Bu Türkçe deyimin anlaminin etkisinde olmaldidir ki "Kova Burcunu"
temsil eden resim genellikle sag kolundan bir kab (kova) içine su
akitan er (erkek) olarak gösteriliyor. Bu da yine gösteriyor ki
kelimenin asli Türkçedir. Ayrica, yine anlasiliyor ki kavramin asli
Türkçe konusan bir kültür ortaminda gelistirilmis, fakat sonradan
degistirilmistir. Kova burcunu temsil eden sembol ise, paralel iki
dalgali cizgi, eski alfabelerin "S" harfleri ki Türkçe "SU"
deyimininden kaynaklanmis olmalidir, Türkçe "akan bir suyu temsil
eden damga" olmalidir. Kavramlari "damga" ile tanimlamak ise Tur/Türk
dünyasina ait bir töredir. Çünkü alfabenin sembolleri bile eski
Tur/Türk dünyasinin damgalarindan kaynaklanir.

Latince diye bilinen bu sözcüklerin Türkçe deyimlerden kirma yollu
elde edilmis oldugunu burada göstermiz bulunuyoruz. "Aqua" sözü ile
ilgili ve burada göstermedigim Latince ve ondan türetildigi iddia
edilen diger Hint-Avrupa dillerine ait sözcüklerin de Türkçe
deyimlerden yapilmis oldugunu gösterebiliriz.
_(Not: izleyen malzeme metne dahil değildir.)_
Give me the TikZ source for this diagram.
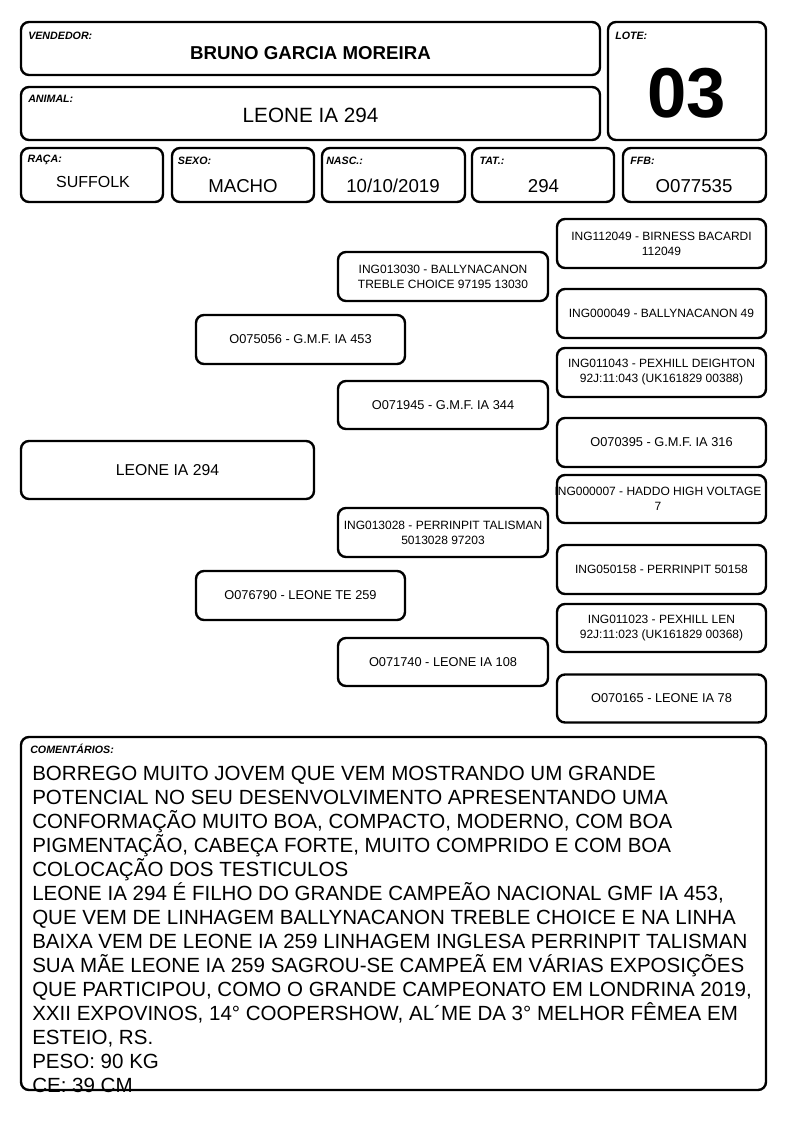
\documentclass[tikz,border=0pt]{standalone}
\usepackage{fontspec}
\setmainfont{Liberation Sans}
\begin{document}
\begin{tikzpicture}[x=0.75pt,y=-0.75pt,
  box/.style={draw,line width=1.8pt,rounded corners=6pt,inner sep=0pt},
  sz/.style 2 args={minimum width=#1*0.75pt,minimum height=#2*0.75pt},
  lbl/.style={anchor=base west,inner sep=0pt,font=\fontsize{8}{9.6}\selectfont\bfseries\itshape},
  val/.style={anchor=base,inner sep=0pt},
  ped/.style={box,sz={209}{49},align=center,font=\fontsize{9}{11.25}\selectfont},
  pedo/.style={box,sz={209}{49},align=center,font=\fontsize{9.6}{11.25}\selectfont}]
\useasboundingbox[fill=white] (0,0) rectangle (794,1123);

% header
\node[box,sz={579}{53}] (vend) at (310.5,48.5) {};
\node[lbl] (vendl) at (28,39.5) {VENDEDOR:};
\node[val,font=\fontsize{14}{16}\selectfont\bfseries] (vendv) at (310.5,60) {BRUNO GARCIA MOREIRA};

\node[box,sz={579}{53}] (anim) at (310.5,113.5) {};
\node[lbl] (animl) at (28,103) {ANIMAL:};
\node[val,font=\fontsize{15.5}{18}\selectfont] (animv) at (310.5,123) {LEONE IA 294};

\node[box,sz={158}{118}] (lote) at (687,81) {};
\node[lbl] (lotel) at (615,39.5) {LOTE:};
\node[val,font=\fontsize{53}{60}\selectfont\bfseries] (lotev) at (687,118) {03};

\node[box,sz={142}{54}] (raca) at (92,175) {};
\node[lbl] (racal) at (27.3,163) {RAÇA:};
\node[val,font=\fontsize{12}{14}\selectfont] (racav) at (93,187.4) {SUFFOLK};

\node[box,sz={142}{54}] (sexo) at (243,175) {};
\node[lbl] (sexol) at (177.7,164.8) {SEXO:};
\node[val,font=\fontsize{14}{16}\selectfont] (sexov) at (243,192.4) {MACHO};

\node[box,sz={143}{54}] (nasc) at (393.5,175) {};
\node[lbl] (nascl) at (326,164.8) {NASC.:};
\node[val,font=\fontsize{14}{16}\selectfont] (nascv) at (393,192.4) {10/10/2019};

\node[box,sz={142}{54}] (tat) at (543,175) {};
\node[lbl] (tatl) at (479.3,164.8) {TAT.:};
\node[val,font=\fontsize{14}{16}\selectfont] (tatv) at (543.5,192.4) {294};

\node[box,sz={143}{54}] (ffb) at (694.5,175) {};
\node[lbl] (ffbl) at (630,164.8) {FFB:};
\node[val,font=\fontsize{14}{16}\selectfont] (ffbv) at (694,192.4) {O077535};

% pedigree
\node[box,sz={293}{58},font=\fontsize{11.8}{14}\selectfont] (p0) at (167.5,470) {LEONE IA 294};

\node[pedo] (p1) at (300.5,339.5) {O075056 - G.M.F. IA 453};
\node[pedo] (p2) at (300.5,595.5) {O076790 - LEONE TE 259};

\node[ped,sz={210}{49}] (p3) at (443,276.5) {ING013030 - BALLYNACANON\\TREBLE CHOICE 97195 13030};
\node[pedo,sz={210}{48}] (p4) at (443,405) {O071945 - G.M.F. IA 344};
\node[ped,sz={210}{49}] (p5) at (443,532.5) {ING013028 - PERRINPIT TALISMAN\\5013028 97203};
\node[pedo,sz={210}{48}] (p6) at (443,662) {O071740 - LEONE IA 108};

\node[ped] (p7) at (661.5,243.5) {ING112049 - BIRNESS BACARDI\\112049};
\node[ped] (p8) at (661.5,313.5) {ING000049 - BALLYNACANON 49};
\node[ped] (p9) at (661.5,372.5) {ING011043 - PEXHILL DEIGHTON\\92J:11:043 (UK161829 00388)};
\node[pedo] (p10) at (661.5,442.5) {O070395 - G.M.F. IA 316};
\node[box,sz={209}{48}] (p11) at (661.5,499) {};
\node[align=center,inner sep=0pt,font=\fontsize{9}{11.25}\selectfont] (p11t) at (658,499) {ING000007 - HADDO HIGH VOLTAGE\\7};
\node[ped] (p12) at (661.5,569.5) {ING050158 - PERRINPIT 50158};
\node[ped,sz={209}{48}] (p13) at (661.5,628) {ING011023 - PEXHILL LEN\\92J:11:023 (UK161829 00368)};
\node[pedo,sz={209}{48}] (p14) at (661.5,698.5) {O070165 - LEONE IA 78};

% comments
\node[anchor=base west,inner sep=0pt] (comt) at (32,780.5) {\parbox[t]{580pt}{\fontsize{15.4}{17.98}\selectfont\raggedright
BORREGO MUITO JOVEM QUE VEM MOSTRANDO UM GRANDE\\
POTENCIAL NO SEU DESENVOLVIMENTO APRESENTANDO UMA\\
CONFORMAÇÃO MUITO BOA, COMPACTO, MODERNO, COM BOA\\
PIGMENTAÇÃO, CABEÇA FORTE, MUITO COMPRIDO E COM BOA\\
COLOCAÇÃO DOS TESTICULOS\\
LEONE IA 294 É FILHO DO GRANDE CAMPEÃO NACIONAL GMF IA 453,\\
QUE VEM DE LINHAGEM BALLYNACANON TREBLE CHOICE E NA LINHA\\
BAIXA VEM DE LEONE IA 259 LINHAGEM INGLESA PERRINPIT TALISMAN\\
SUA MÃE LEONE IA 259 SAGROU-SE CAMPEÃ EM VÁRIAS EXPOSIÇÕES\\
QUE PARTICIPOU, COMO O GRANDE CAMPEONATO EM LONDRINA 2019,\\
XXII EXPOVINOS, 14° COOPERSHOW, AL´ME DA 3° MELHOR FÊMEA EM\\
ESTEIO, RS.\\
PESO: 90 KG\\
CE: 39 CM}};
\node[box,sz={745}{353}] (com) at (393.5,913.5) {};
\node[lbl] (coml) at (30,753) {COMENTÁRIOS:};
\end{tikzpicture}
\end{document}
Türkçe ile Latince arasindaki bu benzerliklerin tesadüfi olmayip ortak
bir kültürden kaynaklandigi inkâr edilemez. O ortak kültür de eski
Tur/Türk dünyasinin Gök-Tanri dininin ve onun her konuda ifadesini
yapan Türkçenin evrensel olmalarindan ötürü olsa gerek. Latinler
Hiristiyanlik dinine girinceye kadar eski Türk dünyasinin hem dinini
(sözde "paganlik") izliyorlardi ve hem de o dinin dilini
konusuyorlardi. Bu kültürel ortaklik Asyanin en dogu ucundan
Avrupanin en bati ucuna kadar yaygin bir Tur/Türk kültürünün
varligindan kaynaklaniyor. Onun için olsa gerek ki GENESIS 11 "dünyada
bir dil konusuluyordu" demektedir. Yine ayni kaynak bu ortak dilin
tahrip edilmesini bir Tanri emri olarak ön görmektedir. Bu emri
yerine getirmeyi kendilerine dini bir vazife bilen Judeo-Christian
din teskilatlari, onlarca kontrol edilen din adamlari ve bu dinlerin
her yerde yayilmasini temin eden misyonerler bu karistirma isini, Türk
dünyasinin zararina olarak, çok eskilerdenberi pek mükemmel sekilde
basarmislardir.

Saygilarimla,

Polat Kaya

Latin sözcüklere kaynak eser:
Cassell's Latin English Dictionary, 1987.